Here again the structure matters. The proclamation does not create criminal law by executive pen. It marshals existing military support authorities to backstop DHS where ordinary resources have failed to produce operational control. In constitutional terms, this is the executive executing. When the prior administration allowed a breakdown in enforcement, it did not repeal the Take Care Clause. The duty survived, and it now demands action calibrated to restore order quickly enough to save lives at the line and in the communities downstream.
The Philosophical Core: Power as Fiduciary Duty
Emergency power in our system is not a license to rule. It is fiduciary authority exercised for a limited end under law when delay costs lives. The president is not free to ignore emergencies that threaten the security of the federal government’s seat or the sovereignty of its borders. To do so would be to breach the oath. If one believes Biden-era policy produced dereliction at the border and if one believes the District’s governance allowed a security deficit around federal operations, then a refusal to use lawful emergency tools would be the radical act. Their use is the constitutional norm in abnormal times.
Anticipating the Standard Objections
Objection: This is federal overreach into local policing.
Answer: Congress built an emergency override into the Home Rule Act precisely because the District is not a state and the federal interest in its continuous operation is unique. The order directs MPD services “for Federal purposes” and sunsets absent congressional approval. That is a narrow, temporary intervention keyed to federal needs, not a general revocation of home rule.
Objection: The border emergency is policy preference dressed up as crisis.
Answer: Congress supplied a process and standards in the National Emergencies Act. The January proclamation identifies concrete threats, invokes enumerated Title 10 authorities, and posts formal notice. Courts remain open to test the fit and to police abuses.
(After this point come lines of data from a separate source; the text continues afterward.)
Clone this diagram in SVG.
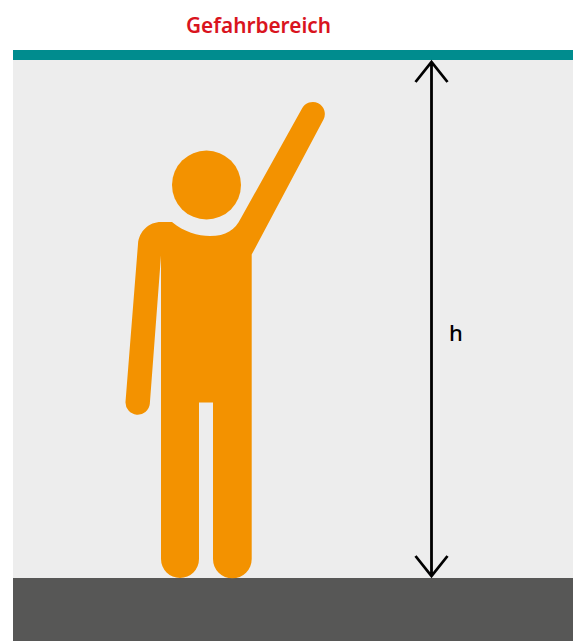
<svg xmlns="http://www.w3.org/2000/svg" width="573" height="641" viewBox="0 0 573 641">
<style>
.lbl{font-family:"Noto Sans","Liberation Sans",sans-serif;font-weight:600}
.dim{fill:none;stroke:#000;stroke-width:2.800}
</style>
<rect width="573" height="641" fill="#fff"/>
<rect id="zone" x="13" y="60" width="560" height="518" fill="#ededed"/>
<rect id="limit" x="13" y="50" width="560" height="10" fill="#008c8e"/>
<rect id="ground" x="13" y="578" width="560" height="63" fill="#575756"/>
<text class="lbl" x="186" y="33" font-size="22" fill="#d9141e" textLength="145" lengthAdjust="spacingAndGlyphs">Gefahrbereich</text>
<g id="person" fill="#f39200">
<circle cx="206.500" cy="185" r="34.500"/>
<path d="M172 222C184 232 198 236 210 236C226 236 235 230 241 218L302 108.500A12 12 0 0 1 323.500 119.500L251.700 254.500V559A19 19 0 0 1 213 559V402.500H199V559A19 19 0 0 1 161 559V255.500L149.800 404A12.200 12.200 0 0 1 125.500 402L138 244C139 231 149 222 161 222Z"/>
</g>
<g id="connectors">
<path class="dim" d="M431.500 62V576M415.500 82L431.500 62L447.500 82M415.500 556L431.500 576L447.500 556"/>
</g>
<text x="449" y="341" font-size="22" fill="#000" font-family="'Noto Sans','Liberation Sans',sans-serif" font-weight="500">h</text>
</svg>
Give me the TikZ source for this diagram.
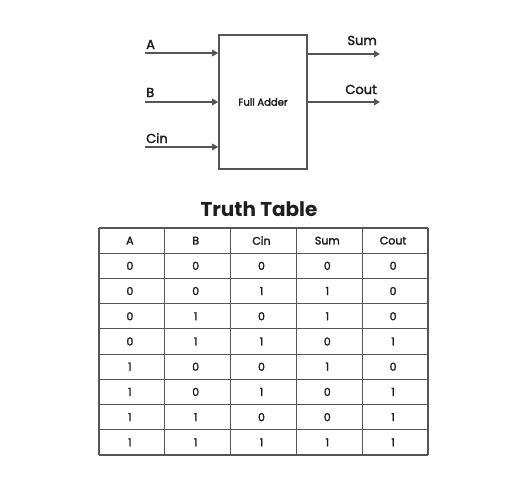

The presence of judicial review and statutory predicates is the opposite of autocracy.
Objection: Emergencies become permanent.
Answer: Permanence is a political failure, not a structural inevitability. The D.C. action has a hard thirty-day fuse. Border authorities must be justified and renewed against a public record, and Congress retains the power to terminate national emergencies by joint resolution. If opponents dislike the policy, their remedy is legislative and electoral, not rhetorical despair.
The Predictable Consequence of Prior Choices
None of this should surprise anyone who watched the last several years. A city that tolerates persistent disorder around federal sites invites federal intervention the moment a president is willing to bear the costs and accept the accountability. An administration that treats border enforcement as optional cedes both the moral ground and the legal high ground to its successor. The trajectory is as old as republican government. Dereliction by one set of officials compels diligence by the next.
The Standard to Hold
These two uses of emergency power meet the bar that should guide citizens and courts alike: a clear legal hook, a concrete public safety or sovereignty threat, tight tailoring to the problem, and structures that force reconsideration rather than open-ended drift. Lives are at stake in D.C. and at the border. The president’s oath runs to those lives first and last. In a constitutional order dedicated to the rule of law, that is not an indulgence. It is the job.